This is a column I wrote for Patch, but I don't think it will be posted. Not their fault at all -- it's quite beyond what I've been charged to write about. And it's not particularly good, just heartfelt. So I'll put it here. (Update: This is also posted at Patch Altadena.)
Next week, this column will return to its regularly scheduled program -- the anmials, neighbors, and hikes; the simple and deep pleasures of daily life. But today, I can’t stop thinking about Norway.
And not just because most of my relatives still live in and around Oslo. The whole world was in mourning this weekend after the terrorist attack in Norway -- for the lost innocence, for all those children who didn’t see the sun rise on Saturday, and will never see the sun rise again. It’s almost impossible to stop imagining the horror of their last moments on earth.
Inevitably, Norway will shed some of the openness and trust for which it has, at least over the past forty years or so, been known. Norway will become a little less like Norway and a little more like – well -- like us.

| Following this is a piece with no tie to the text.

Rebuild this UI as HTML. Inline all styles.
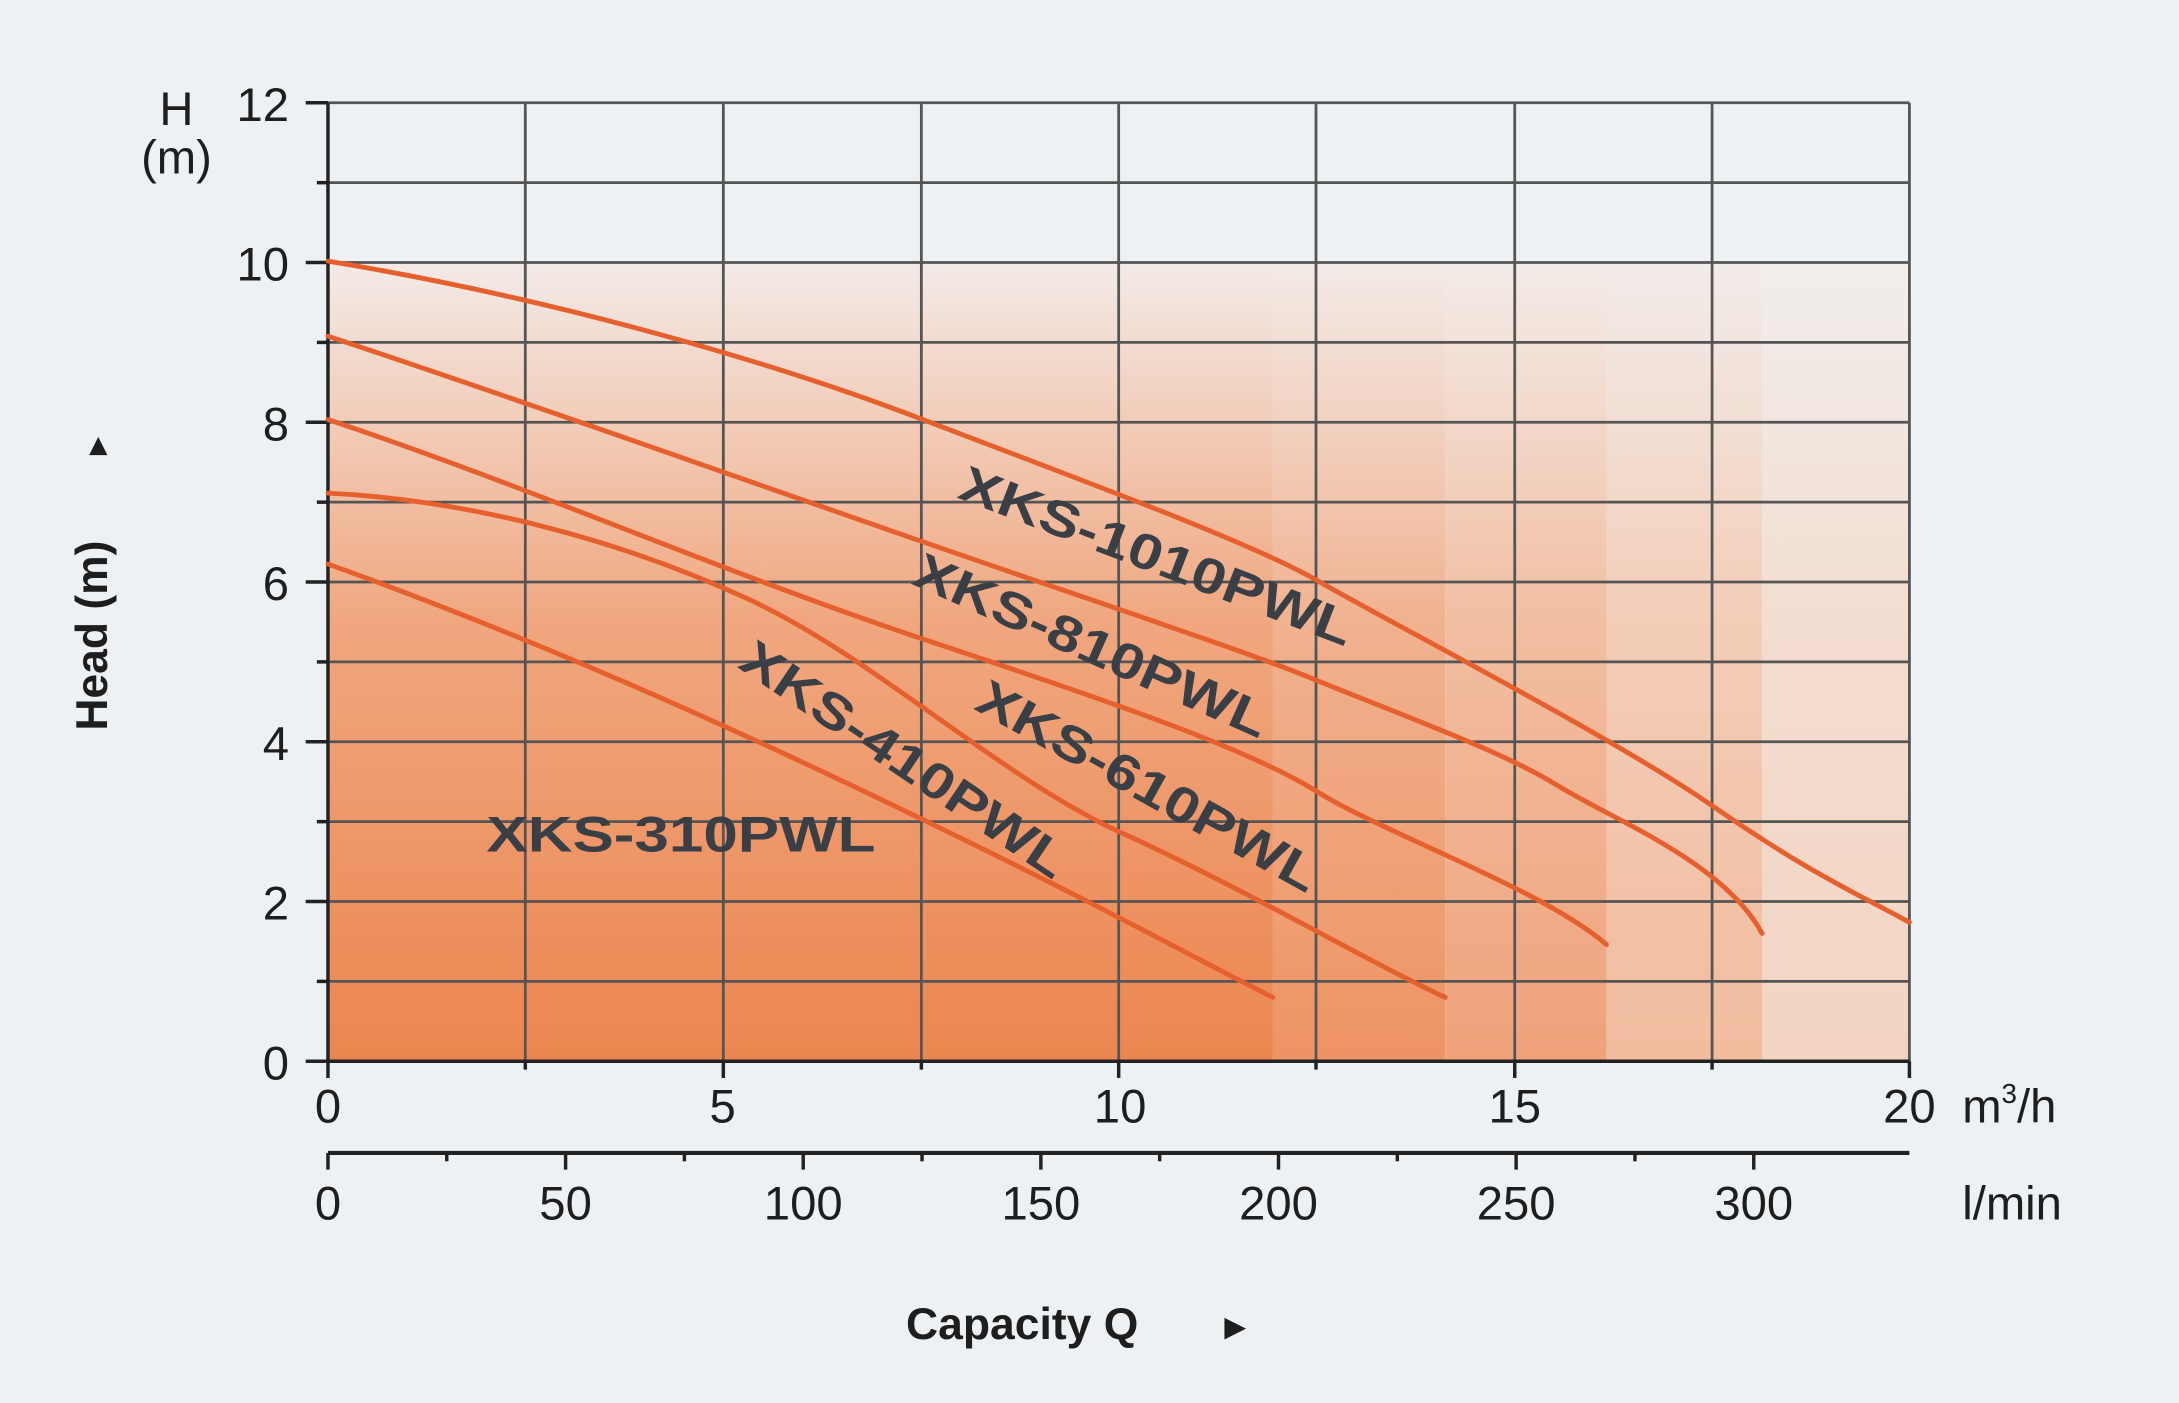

Immediately after the attack, many outside Norway, including some members of the media, leapt to the conclusion this was a jihadist attack. I don’t recall a surge of retractions when we discovered the terrorist was a blond, blue-eyed, right wing, fundamentalist Christian extremist, a born and bred Norwegian.
No, the 24-hour global news monster just moved on, starving for more content. Now it is busy splashing excerpts from the murderer’s manifesto of madness in newspapers, on the radio, and of course throughout the internet.
Giving the alleged killer, Beivik, everything he ever wanted. World-wide publication, attention, fame. And while his thoughts and beliefs are only of prurient interest to 99% of the readers, for 1%, I fear, I deeply fear, it gives a sense of fellowship, a fellowship in madness. A promise their voice will be heard above all others, if only they can devise an atrocity of equal scale.
It’s at our fingertips -- all the news that’s fit to print, and all the news that isn’t, including the ravings of a madman.
Where is the equal time for those in Norway, the vast majority of Norwegians, who support a multi-ethnic, multi-cultural society? And all the voices forever silenced last Friday.
Today I heard a piece on NPR. An Iranian-born teen had been at the Norwegian youth camp on the day of the shooting. He was leading a discussion on cultural diversity. And I’m recounting this from memory, but in the midst of the attack, he found a young girl who had multiple gunshot wounds. She said, as he held her, “If I die now, just know I think you’re all fantastic. I can see in your eyes you’re afraid, so I know I’m going to die.”
For me, this girl -- this lovely girl – is the story. The enduring story. It's her name we should know and remember.